Anyway. Tough to lose a parent. IT KILLS YOU A BIT WHEN YOU LOSE YOUR MOTHER.
Patrick, I'm so sorry. Tough to lose a parent. I'm around this weekend. If you need anything, let me know. (Otherwise I'll pressure you for drinks in December.)
You don't even want to know how bad our jokes got after my dad died. Morbidity is the only way. Though bereavement sex was pretty good, too, if I recall... (tears = lube amiriteguise)
When my ex-girlfriend's dad died (THE WOMAN I SHOULD HAVE MARRIED AND DONE ALL THAT CRAZY CRAP WITH .... but DIDN'T), MAN, I was dancin' like Comedy Bojangles,takin' people's minds off SHIT. Felt GOOD, I got to do that for me own dad, if only for a few minutes, he laughed. LAUGHED. WITH ME, rather than AT me.

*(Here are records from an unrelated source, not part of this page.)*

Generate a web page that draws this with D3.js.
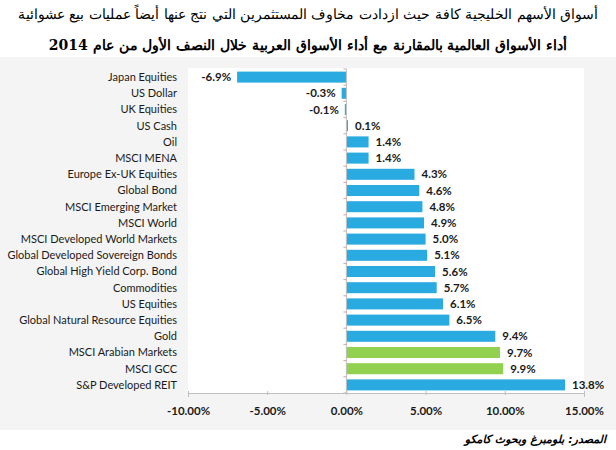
<!DOCTYPE html>
<html>
<head>
<meta charset="utf-8">
<script src="https://cdn.jsdelivr.net/npm/d3@7"></script>
<style>
  body { margin: 0; background: #fff; }
  svg { display: block; }
</style>
</head>
<body>
<div id="canvas"></div>
<script>
// Categories, top to bottom.
const categories = [
    "Japan Equities", "US Dollar", "UK Equities", "US Cash", "Oil", "MSCI MENA",
    "Europe Ex-UK Equities", "Global Bond", "MSCI Emerging Market", "MSCI World",
    "MSCI Developed World Markets", "Global Developed Sovereign Bonds",
    "Global High Yield Corp. Bond", "Commodities", "US Equities",
    "Global Natural Resource Equities", "Gold", "MSCI Arabian Markets", "MSCI GCC",
    "S&P Developed REIT"
];
// Return in the first half of 2014, percent.
const values = [-6.9, -0.3, -0.1, 0.1, 1.4, 1.4, 4.3, 4.6, 4.8, 4.9, 5.0, 5.1, 5.6, 5.7, 6.1, 6.5, 9.4, 9.7, 9.9, 13.8];
// Arab market bars are drawn in green.
const highlighted = ["MSCI Arabian Markets", "MSCI GCC"];
const xTicks = [-10, -5, 0, 5, 10, 15];

const title1 = "أسواق الأسهم الخليجية كافة حيث ازدادت مخاوف المستثمرين التي نتج عنها أيضاً عمليات بيع عشوائية";
const title2 = "أداء الأسواق العالمية بالمقارنة مع أداء الأسواق العربية خلال النصف الأول من عام 2014";
const source = "المصدر: بلومبرغ وبحوث كامكو";

const w = 616, h = 450;
const plot = { left: 188, right: 584, top: 69, bottom: 393 };
const labelFont = "Lato, 'Open Sans', sans-serif";

const svg = d3.select("#canvas")
    .append("svg")
    .attr("width", w)
    .attr("height", h);

// Gray panel behind the chart, white plot area.
svg.append("rect")
    .attr("x", 0).attr("y", 57)
    .attr("width", w).attr("height", 373)
    .attr("fill", "#f4f4f4");
svg.append("rect")
    .attr("x", plot.left).attr("y", plot.top - 1)
    .attr("width", plot.right - plot.left).attr("height", plot.bottom - plot.top + 1)
    .attr("fill", "#ffffff");

const xScale = d3.scaleLinear()
    .domain([-10, 15])
    .range([plot.left, plot.right]);

const yScale = d3.scaleBand()
    .domain(categories)
    .range([plot.top, plot.bottom])
    .paddingInner(0.32)
    .paddingOuter(0.16);

// Bars.
svg.selectAll("rect.bar")
    .data(values)
    .enter()
    .append("rect")
    .attr("class", "bar")
    .attr("x", d => xScale(Math.min(0, d)))
    .attr("y", (d, i) => yScale(categories[i]))
    .attr("width", d => Math.max(1.5, Math.abs(xScale(d) - xScale(0))))
    .attr("height", yScale.bandwidth())
    .attr("fill", (d, i) => highlighted.includes(categories[i]) ? "#92d050" : "#29abe2");

// Zero line with small category ticks.
svg.append("line")
    .attr("x1", xScale(0)).attr("x2", xScale(0))
    .attr("y1", plot.top).attr("y2", plot.bottom)
    .attr("stroke", "#bfbfbf");
const step = yScale.step();
svg.selectAll("line.ytick")
    .data(d3.range(categories.length + 1))
    .enter()
    .append("line")
    .attr("class", "ytick")
    .attr("x1", xScale(0) - 3).attr("x2", xScale(0))
    .attr("y1", i => plot.top + i * step)
    .attr("y2", i => plot.top + i * step)
    .attr("stroke", "#c8a8a8");

// Value labels.
svg.selectAll("text.val")
    .data(values)
    .enter()
    .append("text")
    .attr("class", "val")
    .text(d => d.toFixed(1) + "%")
    .attr("x", d => d < 0 ? xScale(d) - 6 : xScale(d) + 7)
    .attr("y", (d, i) => yScale(categories[i]) + yScale.bandwidth() / 2)
    .attr("dy", "0.36em")
    .attr("text-anchor", d => d < 0 ? "end" : "start")
    .attr("fill", "#1a1a1a")
    .attr("font-family", labelFont)
    .attr("font-size", 11.5)
    .attr("font-weight", "bold");

// Category labels.
svg.selectAll("text.cat")
    .data(categories)
    .enter()
    .append("text")
    .attr("class", "cat")
    .text(d => d)
    .attr("x", 177)
    .attr("y", d => yScale(d) + yScale.bandwidth() / 2)
    .attr("dy", "0.36em")
    .attr("text-anchor", "end")
    .attr("fill", "#1a1a1a")
    .attr("font-family", labelFont)
    .attr("font-size", 11);

// Bottom axis.
const xAxis = d3.axisBottom(xScale)
    .tickValues(xTicks)
    .tickSize(4)
    .tickFormat(d => d.toFixed(2) + "%");
const gx = svg.append("g")
    .attr("transform", `translate(0,${plot.bottom})`)
    .call(xAxis);
gx.select(".domain").attr("stroke", "#bfbfbf");
gx.selectAll(".tick line").attr("stroke", "#bfbfbf").attr("y1", -2).attr("y2", 2);
gx.selectAll(".tick text")
    .attr("y", 14)
    .attr("fill", "#1a1a1a")
    .attr("font-family", labelFont)
    .attr("font-size", 11.5)
    .attr("font-weight", "bold");

// Titles and source, in Arabic.
svg.append("text")
    .text(title1)
    .attr("x", w / 2).attr("y", 19)
    .attr("text-anchor", "middle")
    .attr("direction", "rtl")
    .attr("font-family", "'DejaVu Serif', serif")
    .attr("font-size", 14)
    .attr("fill", "#000");

svg.append("text")
    .text(title2)
    .attr("x", w / 2).attr("y", 50)
    .attr("text-anchor", "middle")
    .attr("direction", "rtl")
    .attr("font-family", "'DejaVu Serif', serif")
    .attr("font-size", 14)
    .attr("font-weight", "bold")
    .attr("fill", "#000");

svg.append("text")
    .text(source)
    .attr("x", 606).attr("y", 443)
    .attr("text-anchor", "start")
    .attr("direction", "rtl")
    .attr("font-family", "'DejaVu Sans', sans-serif")
    .attr("font-size", 11)
    .attr("font-style", "italic")
    .attr("font-weight", "bold")
    .attr("fill", "#000");
</script>
</body>
</html>
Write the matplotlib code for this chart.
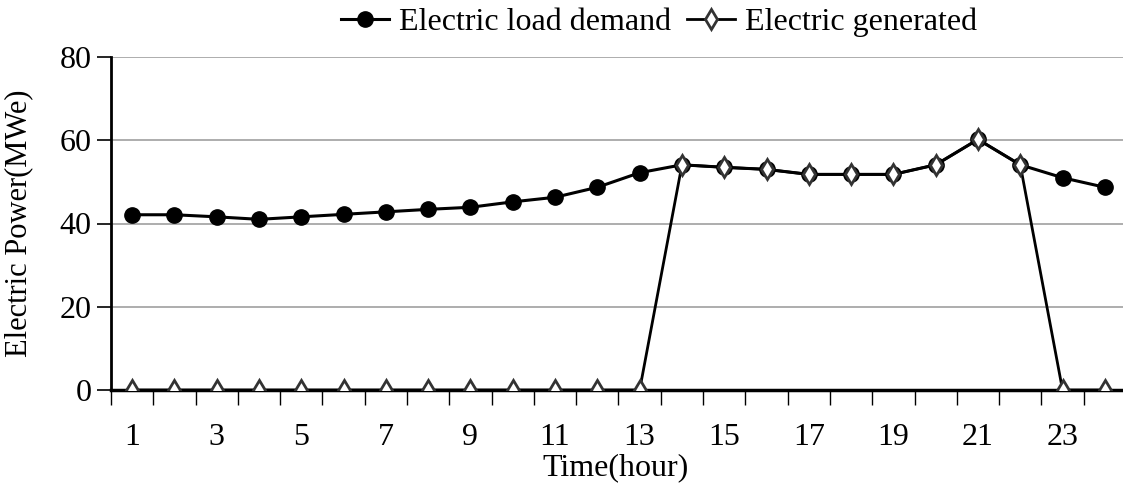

AND I SWEAR TO JESUS CHRIST ON THE CROSS, THE VERY NEXT PERSON WHO TRIES TO MAKE SOME KIND OF JOKE TO ME WILL DIE IN A WAY THAT WILL MAKE WARREN ELLIS' BALLS SHRIVEL UP IN ABSOLUTE FEAR. I AM SO NOT JOKING , YOU WOULD REPORT ME TO THE AUTHORITY IF YOU COULD SEE HOW ROCK-SERIOUS AND DIAMOND-COVEREDHARD I AM.
Si? LOOKIN' AT YOU, MATE. Warren woulda chimed in HOURS AGO, busy as he always was. Thirty cents on the dollar? I'M WORTH MUCH MORE THAN THAT. Ariana? You move on or what?
... I don't get some kind of gentle answer from the Management before I finally crawl into the fetal position and cry myself to sleep, then this place is dead to me. NOT THE PEOPLE, just the place.
Aawww I'm awful terrible at gallows humor, though I laugh my ass off at it...
Well...my night was awesome till I read this and I now I feel like shit for having a good time. But you know what Hex? I'm glad you're here. And so I'm glad of your mom being your mom. Because she Did It Right. With you at least. You'r bro...well there's one in every family, give or take.
Also I'm still tipsy from our post opening night bourbathon. nom.